I've just worked up a drop-dead simple asset metadata database for the Pachyderm project. It's just a MySQL database, with a single table that has 10 fields (including primary key). This simple database will serve basic metadata needs for the Pachyderm beta.
I also built a simple asset management system to test out the database. I decided to do a lightweight PHP "application" to stretch my legs in a non-WebObjects non-Java environment. This is about as far from the elegant Model View Controller design pattern as it gets. Raw SQL is littered throughout the PHP code. But, you know what? It works. And is unbelievably simple to debug.
I'm thinking a version of this PHP asset management app, running on top of a simple asset metadata database, may form a valuable Small Piece, patterned after del.icio.us, but giving us the ability to extend for our purposes.
My previous thinking about metadata storage was stuck in the conventional "hardened", enterprise-class thinking that only storing an IEEE LOM would satisfy. Bollocks. This simple metadata database will gladly be coerced to spit out IEEE LOM records on demand, or Dublin Core, or whatever else is required.
There's a meme going around that says something like "the best solution is the absolute simplest thing that could possibly work" (I've heard it in a couple ITConversations sessions, and on a couple blogs - I'll have to track down who started it...) This solution is in that vein, and it's really striking a cord with me.
Give it a shot, if you like.
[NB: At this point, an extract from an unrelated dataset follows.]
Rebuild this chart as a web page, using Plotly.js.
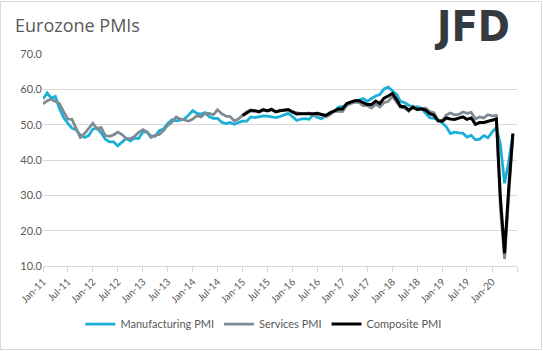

But, be gentle, since it's my first real PHP work, and was cobbled together with the help of my on-demand guidance system. (oh, and I know it looks like crap - I haven't even started thinking about UI for it)
UPDATE: I've been slowly working on the asset manager test app when I get the chance. It strikes me just how simple it is to build. With the use of includes, it should be entirely possible to approach nice OOP design, although it won't be all MVC. But, if it's this simple to do, maybe you don't need MVC... I added file upload and MIME type recording in maybe 15 minutes, including the google-time to figure out what to do. I'm really enjoying PHP as a language - having some flashbacks to Lingo. The power of small pieces...
UPDATE: As I'm adding/tweaking stuff in this simple asset manager, I've realized that it is probably only a week or 2 of effort away from replicating the functionality of CAREO. I could use simple stylesheet switching to replace the "themes" in CAREO. All that is really left to add is authentication, activity tracking, RSS views, and a few other types of queries. But, as a few simple PHP scripts (currently maybe a total of 100 lines of code spread over a handful of files) instead of large java frameworks and applications, it should be much easier for others to extend and adapt for their needs... I do realize that my current attempt at PHP code is rather inelegant, but I'm hoping to follow some of the patterns and techniques used in WordPress to keep it clean, modular, and extensible.
Yet Another UPDATE: I've updated the asset database to store the full Dublin Core set of elements, so it should serve as a pretty solid foundation for any asset management use... I'll try porting the Teaching Resources Database over to it to see how it goes... Using an XML database is overkill for that anyway, and if I use the asset manager, I get to throw in the add/edit functionality for free (something that's on my plate for Teaching Resources anyway, so if I can just re-use this code, I'm further ahead already).